Not sure current state of the art, but Go's worst-case pause time five years ago was 100µs: https://groups.google.com/g/golang-dev/c/Ab1sFeoZg_8

elabajaba · on Dec 2, 2021

Discord was consistently seeing pauses in the range of several hundred ms every 2 minutes a couple years ago.

https://blog.discord.com/why-discord-is-switching-from-go-to...

terinjokes · on Dec 2, 2021

Hard to say without more details, but those graphs look very similar to nproc numbers of goroutines interacting with the Linux-of-the-time's CFS CPU scheduler. I've seen significant to entire improvement to latency graphs simply by setting GOMAXPROC to account for the CFS behavior. Unfortunately the blog post doesn't even make a passing mention to this.

randomswede · on Dec 2, 2021

Anecdotally, the main slowdown we saw of Go code running in Kubernetes at my previous job was not "GC stalls", but "CFS throttling". By default[1], the runtime will set GOMACSPROCS to the number of cores on the machine, not the CPU allocation for the cgroup that the container runs in. When you hand out 1 core, on a 96-core machine, bad things happen. Well, you end up with a non-smooth progress. Setting GOMACPROCS to ceil(cpu allocation) alleviated a LOT of problems

Similar problems with certain versions of Java and C#[1]. Java was exacerbated by a tendency for Java to make everything wake up in certain situations, so you could get to a point where the runtime was dominated by CFS throttling, with occasional work being done.

I did some experiments with a roughly 100 Hz increment of a prometheus counter metric, and with a GOMAXPROCS of 1, the rate was steady at ~100 Hz down to a CPU allocation of about 520 millicores, then dropping off (~80 Hz down to about 410 millicores, ~60 hz down to about 305 millicores, then I stopped doing test runs).

[1] This MAY have changed, this was a while and multiple versions of the compiler/runtime ago. I know that C# had a runtime release sometime in 2020 that should've improved things and I think Java now also does the right thing when in a cgroup.

terinjokes · on Dec 2, 2021

AFAIK, it hasn't changed, this exact situation with cgroups is still something I have to tell fellow developers about. Some of them have started using [automaxprocs] to automatically detect and set.

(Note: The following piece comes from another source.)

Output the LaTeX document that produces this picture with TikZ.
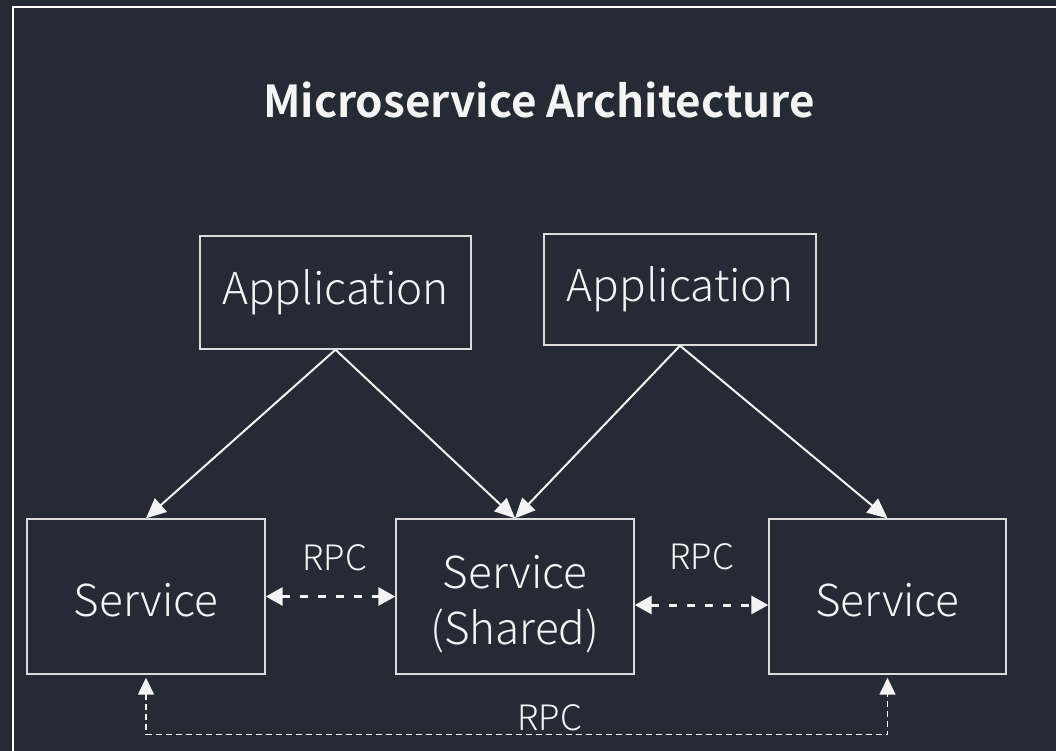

[automaxprocs]: https://github.com/uber-go/automaxprocs

randomswede · on Dec 3, 2021

Ah, note, said program also had one goroutine trying the stupidest-possible way of finidng primes in one goroutine (then not actyakly doing anything with the found primes, apart from appending them to a slice). It literally trial-divided (well, modded) all numbers between 2 and isqrt(n) to see if it was a multiple. Not designed to be clever, explicitly designed to suck about one core.

pbohun · on Dec 2, 2021

I found this go.dev blog entry from 2018. It looks like the average pause time they were able to achieve was significantly less than 1ms back then.

"The SLO whisper number here is around 100-200 microseconds and we will push towards that. If you see anything over a couple hundred microseconds then we really want to talk to you.."

https://go.dev/blog/ismmkeynote

syntheticcorp · on Dec 1, 2021

I believe Java’s ZGC has max pause times of a few milliseconds

dralley · on Dec 2, 2021

Shenandoah is in the the same latency category as well. I haven't seen recent numbers but a few years ago it was a little better latency but a little worse throughput.